The SLA is the basic tool used to define acceptable quality and any relationships between quality and price. It is a formal, negotiated contract between a service provider and a service user that defines the services to be provided, the service quality goals (often called service level indicators and service level objectives), and the actions to be taken if the service provider does not comply with the SLA terms.
Measurement is a key part of an SLA, and most SLAs have two different classes of metrics, technical and business process metrics. Technical metrics include both high-level technical metrics, such as the success rate of an entire transaction as seen by an end user, and low-level technical metrics, such as the error rate of an underlying communications network. Business process metrics include measures of provider business practices, such as the speed with which they respond to problem reports. Metrics should also include measures of the workload expected. Service providers may package the metrics into specific profiles that suit common customer requirements while simplifying the process of selecting and specifying the parameters.
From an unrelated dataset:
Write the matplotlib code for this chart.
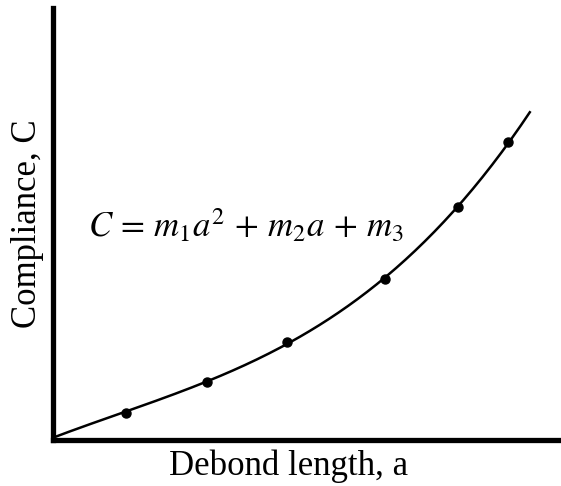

In any case, a properly constructed SLA is based on metrics that are relevant to the end-user experience. Many of the low-level technical metrics, such as communications packet loss, have complex relationships to end-user experience; it's usually much better to use high-level technical metrics that directly measure end-user experience, such as web page download time and transaction time. The low-level technical metrics can then be derived from the high-level technical metrics and used to manage subordinate systems.
SLA metrics must be carefully defined in terms of scope, sampling frequency, and aggregation interval:
Scope represents the breadth of measurement (for example, the number of test points from which availability is measured and the percentage of them that must be unavailable for the entire system to be marked as unavailable).
Measurement sampling should be random, and the sampling frequency should be chosen to provide timely alerts when problems occur and to provide the appropriate confidence intervals for availability and performance measurement. Calculation of confidence intervals is unfortunately complex for Internet statistics, as the usual formulas, suited for normal distributions, cannot be used. Instead, statistical simulation through bootstrapping or the approximations discussed in the body of this chapter can provide estimates of the number of measurements needed to provide reasonable statistics.
The aggregation interval is also important, as longer intervals, often chosen in SLAs, may allow long periods of sub-par performance. The tolerance for service interruption then becomes important and may need to be separately specified.
Measurements must also be validated and subjected to statistical treatment when used in SLAs, and the methods for that validation and treatment must be documented in the SLA to avoid dispute. Validation ensures that erroneous measurements are removed, insofar as is possible, before computation of the metrics used in the SLA. Statistical treatment ensures that outlying measurements do not create a misleading picture of the performance as perceived by end users, with the resulting waste of resources spent fixing what may be a minor issue. Arithmetic averages and standard deviations should not be used to handle Internet statistics.
Finally, the SLA should be written with penalty and reward clauses that are sufficient to inspire the performance the customer wants, and the goals should be set to ensure that the motivating quality of the SLA remains throughout the time period. Capped penalties or goals are examples of techniques that may motivate a supplier to abandon work on an account just because the cap has been reachedprobably not the desired behavior.
The service level indicators and objectives described in the SLA are then used by the operations staff and by automated systems to manage the service levels, as described in Chapters 6 and 7.